STORED DATA –

#####

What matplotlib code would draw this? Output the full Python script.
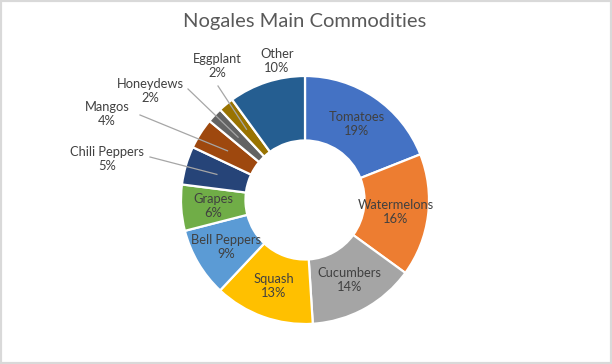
import math

import matplotlib
matplotlib.use("Agg")
import matplotlib.pyplot as plt
from matplotlib.patches import Rectangle

# ── data ───────────────────────────────────────────────────────────────────────
commodities = ["Tomatoes", "Watermelons", "Cucumbers", "Squash", "Bell Peppers",
               "Grapes", "Chili Peppers", "Mangos", "Honeydews", "Eggplant", "Other"]
shares = [19, 16, 14, 13, 9, 6, 5, 4, 2, 2, 10]
colors = ["#4472C4", "#ED7D31", "#A5A5A5", "#FFC000", "#5B9BD5", "#70AD47",
          "#264478", "#9E480E", "#636363", "#997300", "#255E91"]
title = "Nogales Main Commodities"

# labels placed outside the ring (pixel positions: text centre, leader start)
outside = {
    "Chili Peppers": ((107, 159), (150, 157)),
    "Mangos":        ((107, 114), (140, 115)),
    "Honeydews":     ((150, 91),  (188, 89)),
    "Eggplant":      ((217, 66),  (218, 86)),
    "Other":         ((277, 61),  None),
}

W, H = 612, 364
CX, CY, R = 305, 200, 124
HOLE = 0.48
TXT = "#404040"
FS = 9.3

plt.rcParams["font.family"] = ["Lato", "DejaVu Sans"]

fig = plt.figure(figsize=(W / 100, H / 100), dpi=100)
ax = fig.add_axes([0, 0, 1, 1])
ax.axis("off")

def py(y):  # pixel row -> data y
    return H - y

ax.pie(shares, colors=colors, startangle=90, counterclock=False,
       radius=R, center=(CX, py(CY)),
       wedgeprops=dict(width=R * (1 - HOLE), edgecolor="white", linewidth=1.6))
ax.set_xlim(0, W)
ax.set_ylim(0, H)
ax.set_aspect("equal")

rmid = R * (1 + HOLE) / 2
total = sum(shares)
cum = 0
for name, v in zip(commodities, shares):
    mid = (cum + v / 2) / total
    cum += v
    ang = math.radians(90 - 360 * mid)
    mx, my = CX + rmid * math.cos(ang), py(CY) + rmid * math.sin(ang)
    lab = f"{name}\n{v}%"
    if name in outside:
        (tx, ty), start = outside[name]
        ax.text(tx, py(ty), lab, ha="center", va="center", fontsize=FS,
                color=TXT, linespacing=1.2)
        if start is not None:
            ax.plot([start[0], mx], [py(start[1]), my], color="#A6A6A6", lw=0.9)
    else:
        ax.text(mx, my, lab, ha="center", va="center", fontsize=FS,
                color=TXT, linespacing=1.2)

ax.text(305, py(22), title, ha="center", va="center", fontsize=14.5, color="#595959")

fig.patches.append(Rectangle((0, 0), 1, 1, transform=fig.transFigure, fill=False,
                             edgecolor="#D9D9D9", linewidth=3))

fig.savefig("out.png", dpi=100)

#####

EXERCISE – Repeat, with no pictures, each line from the beginning of the data through the line containing "from matplotlib.patches import Rectangle", inclusive.

SOLUTION BELOW –
What matplotlib code would draw this? Output the full Python script.
import math

import matplotlib
matplotlib.use("Agg")
import matplotlib.pyplot as plt
from matplotlib.patches import Rectangle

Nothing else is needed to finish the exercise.